Professor Manhart presenting research
Assistant Professor Carol Manhart presents her research on DNA repair at a recent Undergraduate Research Symposium at the College of Science and Technology.

Carol Manhart, assistant professor of chemistry at Temple University, has earned a five-year National Institutes of Health (NIH) Maximizing Investigators Research Award to study how proteins repair DNA in cells. Unrepaired DNA can lead to diseases in humans such as cancer. 


"DNA repair is a naturally occurring process in organisms," said Manhart. "In humans, DNA repair operates, in part, to prevent disease such as cancer.
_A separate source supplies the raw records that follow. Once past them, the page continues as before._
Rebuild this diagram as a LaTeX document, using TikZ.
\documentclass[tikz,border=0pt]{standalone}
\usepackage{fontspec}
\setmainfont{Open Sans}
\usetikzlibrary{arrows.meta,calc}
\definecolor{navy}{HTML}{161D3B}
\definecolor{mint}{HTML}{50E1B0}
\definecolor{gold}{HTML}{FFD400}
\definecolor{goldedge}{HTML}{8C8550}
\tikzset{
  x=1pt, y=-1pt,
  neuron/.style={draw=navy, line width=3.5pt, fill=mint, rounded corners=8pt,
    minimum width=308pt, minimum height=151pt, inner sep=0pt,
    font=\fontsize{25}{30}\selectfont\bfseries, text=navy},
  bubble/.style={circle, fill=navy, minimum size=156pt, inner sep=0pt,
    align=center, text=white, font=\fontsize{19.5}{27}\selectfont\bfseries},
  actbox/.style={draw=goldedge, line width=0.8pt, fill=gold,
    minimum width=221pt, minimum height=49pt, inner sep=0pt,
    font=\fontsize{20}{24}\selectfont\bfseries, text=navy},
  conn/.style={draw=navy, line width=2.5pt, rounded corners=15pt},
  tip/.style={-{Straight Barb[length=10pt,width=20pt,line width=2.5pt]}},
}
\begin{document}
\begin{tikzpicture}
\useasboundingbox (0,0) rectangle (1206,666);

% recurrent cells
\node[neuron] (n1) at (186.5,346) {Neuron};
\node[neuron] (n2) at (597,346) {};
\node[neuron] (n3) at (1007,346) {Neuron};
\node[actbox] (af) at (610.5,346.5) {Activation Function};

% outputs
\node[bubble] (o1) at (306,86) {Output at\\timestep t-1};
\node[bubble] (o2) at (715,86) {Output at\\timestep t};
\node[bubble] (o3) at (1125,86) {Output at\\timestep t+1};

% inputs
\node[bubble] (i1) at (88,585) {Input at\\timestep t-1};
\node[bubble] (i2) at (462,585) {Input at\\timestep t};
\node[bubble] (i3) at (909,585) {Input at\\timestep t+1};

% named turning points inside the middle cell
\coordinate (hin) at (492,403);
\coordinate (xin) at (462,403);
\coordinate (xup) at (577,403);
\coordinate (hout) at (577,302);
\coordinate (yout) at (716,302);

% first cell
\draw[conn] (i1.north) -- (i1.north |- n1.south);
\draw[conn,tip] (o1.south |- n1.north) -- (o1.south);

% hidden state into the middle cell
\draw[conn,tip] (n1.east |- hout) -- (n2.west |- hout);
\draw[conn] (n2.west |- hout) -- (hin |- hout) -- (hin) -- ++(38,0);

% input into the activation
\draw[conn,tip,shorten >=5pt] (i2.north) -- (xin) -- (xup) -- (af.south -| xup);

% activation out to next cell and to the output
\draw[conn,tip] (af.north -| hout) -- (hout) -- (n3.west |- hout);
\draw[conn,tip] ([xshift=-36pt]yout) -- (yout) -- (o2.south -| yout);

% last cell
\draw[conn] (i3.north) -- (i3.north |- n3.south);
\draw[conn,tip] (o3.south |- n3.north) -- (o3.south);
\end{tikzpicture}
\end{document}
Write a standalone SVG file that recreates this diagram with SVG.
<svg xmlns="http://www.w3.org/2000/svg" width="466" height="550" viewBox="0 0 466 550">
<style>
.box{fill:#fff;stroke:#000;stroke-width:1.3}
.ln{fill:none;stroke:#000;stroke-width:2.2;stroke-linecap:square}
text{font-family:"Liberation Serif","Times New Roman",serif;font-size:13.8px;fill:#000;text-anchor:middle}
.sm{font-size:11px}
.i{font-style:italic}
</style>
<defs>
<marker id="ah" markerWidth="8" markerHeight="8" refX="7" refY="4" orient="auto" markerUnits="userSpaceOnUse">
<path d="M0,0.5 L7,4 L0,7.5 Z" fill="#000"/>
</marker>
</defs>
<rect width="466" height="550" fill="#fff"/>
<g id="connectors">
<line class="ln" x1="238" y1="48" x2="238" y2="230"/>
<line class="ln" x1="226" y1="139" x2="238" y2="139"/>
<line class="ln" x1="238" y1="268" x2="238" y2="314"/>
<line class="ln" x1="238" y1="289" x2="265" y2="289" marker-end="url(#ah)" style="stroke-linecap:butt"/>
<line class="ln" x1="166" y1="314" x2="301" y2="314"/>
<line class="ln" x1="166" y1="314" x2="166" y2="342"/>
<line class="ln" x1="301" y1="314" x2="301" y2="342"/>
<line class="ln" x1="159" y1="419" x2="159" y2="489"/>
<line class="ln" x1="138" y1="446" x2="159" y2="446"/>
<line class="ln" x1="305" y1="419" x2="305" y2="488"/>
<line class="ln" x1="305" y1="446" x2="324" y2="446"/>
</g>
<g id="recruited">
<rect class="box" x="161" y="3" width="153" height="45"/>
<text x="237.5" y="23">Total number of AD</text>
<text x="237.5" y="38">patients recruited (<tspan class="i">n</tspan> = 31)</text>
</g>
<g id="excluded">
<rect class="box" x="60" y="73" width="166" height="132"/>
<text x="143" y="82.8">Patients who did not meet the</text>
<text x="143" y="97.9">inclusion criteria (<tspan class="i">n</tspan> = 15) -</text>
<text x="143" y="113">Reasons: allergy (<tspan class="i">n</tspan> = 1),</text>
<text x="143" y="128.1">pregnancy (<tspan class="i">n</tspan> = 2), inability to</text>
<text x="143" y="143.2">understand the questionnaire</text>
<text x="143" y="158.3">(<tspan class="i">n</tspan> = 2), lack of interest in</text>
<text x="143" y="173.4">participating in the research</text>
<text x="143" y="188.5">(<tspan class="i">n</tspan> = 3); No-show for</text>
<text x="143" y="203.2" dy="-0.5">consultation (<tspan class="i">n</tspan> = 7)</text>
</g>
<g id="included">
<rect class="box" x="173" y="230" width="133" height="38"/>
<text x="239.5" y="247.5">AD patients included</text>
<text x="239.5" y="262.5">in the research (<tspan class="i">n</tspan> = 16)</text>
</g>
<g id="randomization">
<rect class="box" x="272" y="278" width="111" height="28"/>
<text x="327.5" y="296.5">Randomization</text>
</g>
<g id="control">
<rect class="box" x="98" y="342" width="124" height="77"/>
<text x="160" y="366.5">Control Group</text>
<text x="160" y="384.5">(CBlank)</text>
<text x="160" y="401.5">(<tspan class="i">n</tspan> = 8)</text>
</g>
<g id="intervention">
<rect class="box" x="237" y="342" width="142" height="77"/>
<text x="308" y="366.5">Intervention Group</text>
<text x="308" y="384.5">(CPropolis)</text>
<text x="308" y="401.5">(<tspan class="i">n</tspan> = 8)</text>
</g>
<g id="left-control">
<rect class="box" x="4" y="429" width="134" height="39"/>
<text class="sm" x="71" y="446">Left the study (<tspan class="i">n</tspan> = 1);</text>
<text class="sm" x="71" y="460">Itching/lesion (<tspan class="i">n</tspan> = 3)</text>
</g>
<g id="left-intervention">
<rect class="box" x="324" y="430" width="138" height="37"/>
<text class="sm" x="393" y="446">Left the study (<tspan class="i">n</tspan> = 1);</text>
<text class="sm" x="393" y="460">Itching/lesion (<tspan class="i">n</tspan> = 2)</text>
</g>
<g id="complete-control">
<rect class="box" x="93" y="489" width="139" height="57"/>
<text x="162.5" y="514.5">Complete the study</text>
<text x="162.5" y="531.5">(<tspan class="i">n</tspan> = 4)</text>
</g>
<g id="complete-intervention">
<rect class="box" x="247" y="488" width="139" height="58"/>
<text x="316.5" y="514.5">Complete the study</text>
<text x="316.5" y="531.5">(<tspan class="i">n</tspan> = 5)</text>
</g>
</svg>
In turn, when DNA repair proteins fail to do their jobs, diseases can develop, such as Lynch syndrome, an inherited disorder that increases the risk of cancers, particularly colorectal cancer."


Manhart's research aims to understand how the DNA repair proteins know what to do and when to do it. "We want to understand how the repair proteins find DNA errors and fix them while simultaneously not affecting undamaged DNA by mistake," she said. 


The research isolates DNA repair proteins and rebuilds DNA repair reactions to understand how they work "without all of the cellular clutter" that can mask important parts of the reactions. "By doing this, we can break down DNA repair into steps and determine how failures in each step may contribute to disease," said Manhart, who joined the chemistry department in 2018. "We can also identify how we might improve each step, which has applications in therapeutic and biotechnological design."


Functional bits of DNA with particular combinations of base pairs are called genes. The human genome, says Manhart, "is essentially a code billions of units long. Mistakes in the code can be the source of diseases. The fact that errors in the code are really rare is amazing to me! Cells have developed a very specialized system for finding errors in the code and making sure that they get fixed."


Said Manhart, "Understanding the elegance and efficiency of biological systems at the molecular level has inspired me as a scientist and compels my work in the lab."


Manhart previously received a National Research Service Award from the NIH for her work in this field. Last year, she was selected to write a chapter for the Encyclopedia of Biological Chemistry titled "DNA Mismatch Repair in Mammals."